● **To be done**: Everything from the first line of the data below through the line that contains "inner sep=0pt] (pg)" should be written out exactly, please, and nothing more; the pictures stay out.

═══ Supplied material

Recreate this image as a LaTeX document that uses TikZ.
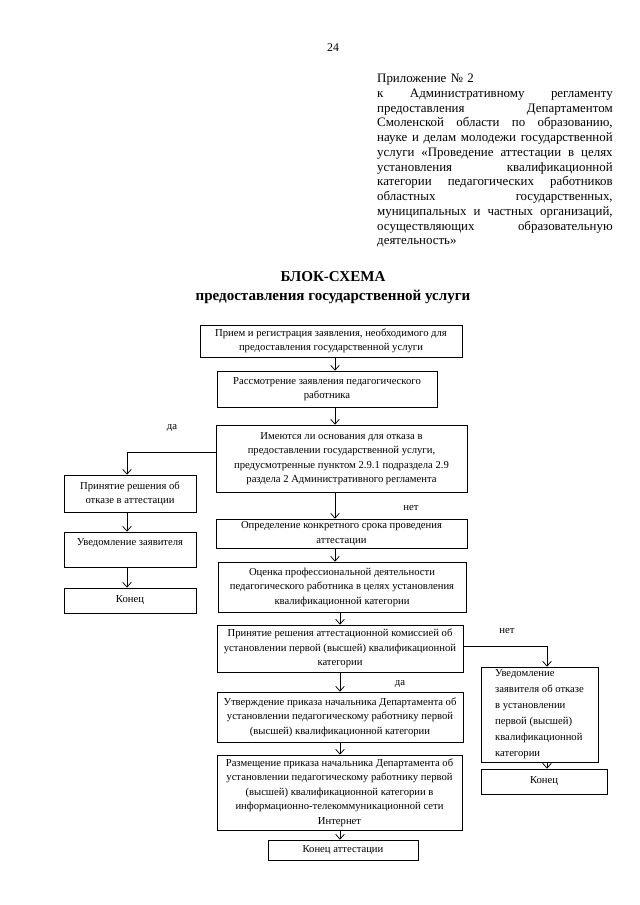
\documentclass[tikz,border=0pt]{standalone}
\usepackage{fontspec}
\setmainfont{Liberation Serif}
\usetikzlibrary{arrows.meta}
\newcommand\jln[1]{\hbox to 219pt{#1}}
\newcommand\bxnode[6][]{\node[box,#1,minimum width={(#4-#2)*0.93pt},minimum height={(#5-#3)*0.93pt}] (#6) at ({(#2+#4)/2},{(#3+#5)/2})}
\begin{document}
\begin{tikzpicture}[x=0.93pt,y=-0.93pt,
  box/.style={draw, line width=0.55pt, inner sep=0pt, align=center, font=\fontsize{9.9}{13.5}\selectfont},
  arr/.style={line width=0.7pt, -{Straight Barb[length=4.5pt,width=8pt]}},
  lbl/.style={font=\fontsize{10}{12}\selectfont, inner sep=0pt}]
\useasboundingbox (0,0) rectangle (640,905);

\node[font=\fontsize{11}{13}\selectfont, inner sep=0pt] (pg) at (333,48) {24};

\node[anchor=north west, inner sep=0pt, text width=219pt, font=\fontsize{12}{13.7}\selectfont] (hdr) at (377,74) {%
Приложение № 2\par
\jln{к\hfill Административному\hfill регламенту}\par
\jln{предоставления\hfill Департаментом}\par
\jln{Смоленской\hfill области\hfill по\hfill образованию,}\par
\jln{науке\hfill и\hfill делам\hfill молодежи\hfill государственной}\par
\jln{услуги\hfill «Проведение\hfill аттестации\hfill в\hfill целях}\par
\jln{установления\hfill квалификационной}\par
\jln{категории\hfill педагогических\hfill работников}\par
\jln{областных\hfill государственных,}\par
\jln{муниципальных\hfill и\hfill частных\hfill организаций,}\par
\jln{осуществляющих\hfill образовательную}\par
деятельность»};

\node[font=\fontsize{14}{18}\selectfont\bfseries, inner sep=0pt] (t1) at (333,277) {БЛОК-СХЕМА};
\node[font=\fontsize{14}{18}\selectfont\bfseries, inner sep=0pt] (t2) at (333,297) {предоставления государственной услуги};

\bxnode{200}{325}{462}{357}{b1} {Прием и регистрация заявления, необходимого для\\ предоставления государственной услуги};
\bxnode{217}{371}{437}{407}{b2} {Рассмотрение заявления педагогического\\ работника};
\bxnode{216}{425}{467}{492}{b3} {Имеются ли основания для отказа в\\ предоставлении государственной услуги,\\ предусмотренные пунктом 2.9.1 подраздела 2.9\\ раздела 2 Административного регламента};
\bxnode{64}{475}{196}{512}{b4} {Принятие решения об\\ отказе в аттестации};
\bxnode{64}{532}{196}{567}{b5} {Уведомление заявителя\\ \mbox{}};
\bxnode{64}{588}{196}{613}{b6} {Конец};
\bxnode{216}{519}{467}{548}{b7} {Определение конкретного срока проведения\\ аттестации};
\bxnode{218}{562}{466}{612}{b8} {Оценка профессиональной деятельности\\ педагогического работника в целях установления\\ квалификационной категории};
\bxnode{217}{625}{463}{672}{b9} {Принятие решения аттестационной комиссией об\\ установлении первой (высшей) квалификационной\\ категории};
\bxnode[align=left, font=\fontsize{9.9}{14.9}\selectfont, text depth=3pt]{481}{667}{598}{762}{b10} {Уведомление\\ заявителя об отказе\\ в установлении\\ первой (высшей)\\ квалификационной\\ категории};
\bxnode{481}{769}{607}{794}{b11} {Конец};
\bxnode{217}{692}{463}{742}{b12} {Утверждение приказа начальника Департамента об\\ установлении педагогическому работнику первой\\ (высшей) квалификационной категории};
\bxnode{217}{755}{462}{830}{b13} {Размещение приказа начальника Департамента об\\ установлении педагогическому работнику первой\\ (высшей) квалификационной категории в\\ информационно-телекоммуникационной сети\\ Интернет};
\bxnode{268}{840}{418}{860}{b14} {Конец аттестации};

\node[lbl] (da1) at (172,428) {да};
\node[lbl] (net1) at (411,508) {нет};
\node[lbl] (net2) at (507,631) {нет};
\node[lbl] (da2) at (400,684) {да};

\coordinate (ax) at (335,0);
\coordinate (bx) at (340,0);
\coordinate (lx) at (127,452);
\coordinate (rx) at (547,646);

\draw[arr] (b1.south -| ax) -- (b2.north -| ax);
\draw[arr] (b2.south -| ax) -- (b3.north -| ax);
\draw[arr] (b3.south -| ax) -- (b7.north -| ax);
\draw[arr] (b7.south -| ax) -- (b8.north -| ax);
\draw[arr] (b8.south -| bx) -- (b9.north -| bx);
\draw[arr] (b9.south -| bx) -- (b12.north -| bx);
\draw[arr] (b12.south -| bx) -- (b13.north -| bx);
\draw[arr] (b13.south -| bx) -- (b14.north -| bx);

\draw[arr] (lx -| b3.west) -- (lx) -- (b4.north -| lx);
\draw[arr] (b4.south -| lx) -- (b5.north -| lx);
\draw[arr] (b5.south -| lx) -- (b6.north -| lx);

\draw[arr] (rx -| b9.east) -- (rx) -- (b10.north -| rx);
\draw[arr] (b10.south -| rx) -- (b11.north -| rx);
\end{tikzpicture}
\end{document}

══════

● **Answer for this exercise**:
Recreate this image as a LaTeX document that uses TikZ.
\documentclass[tikz,border=0pt]{standalone}
\usepackage{fontspec}
\setmainfont{Liberation Serif}
\usetikzlibrary{arrows.meta}
\newcommand\jln[1]{\hbox to 219pt{#1}}
\newcommand\bxnode[6][]{\node[box,#1,minimum width={(#4-#2)*0.93pt},minimum height={(#5-#3)*0.93pt}] (#6) at ({(#2+#4)/2},{(#3+#5)/2})}
\begin{document}
\begin{tikzpicture}[x=0.93pt,y=-0.93pt,
  box/.style={draw, line width=0.55pt, inner sep=0pt, align=center, font=\fontsize{9.9}{13.5}\selectfont},
  arr/.style={line width=0.7pt, -{Straight Barb[length=4.5pt,width=8pt]}},
  lbl/.style={font=\fontsize{10}{12}\selectfont, inner sep=0pt}]
\useasboundingbox (0,0) rectangle (640,905);

\node[font=\fontsize{11}{13}\selectfont, inner sep=0pt] (pg) at (333,48) {24};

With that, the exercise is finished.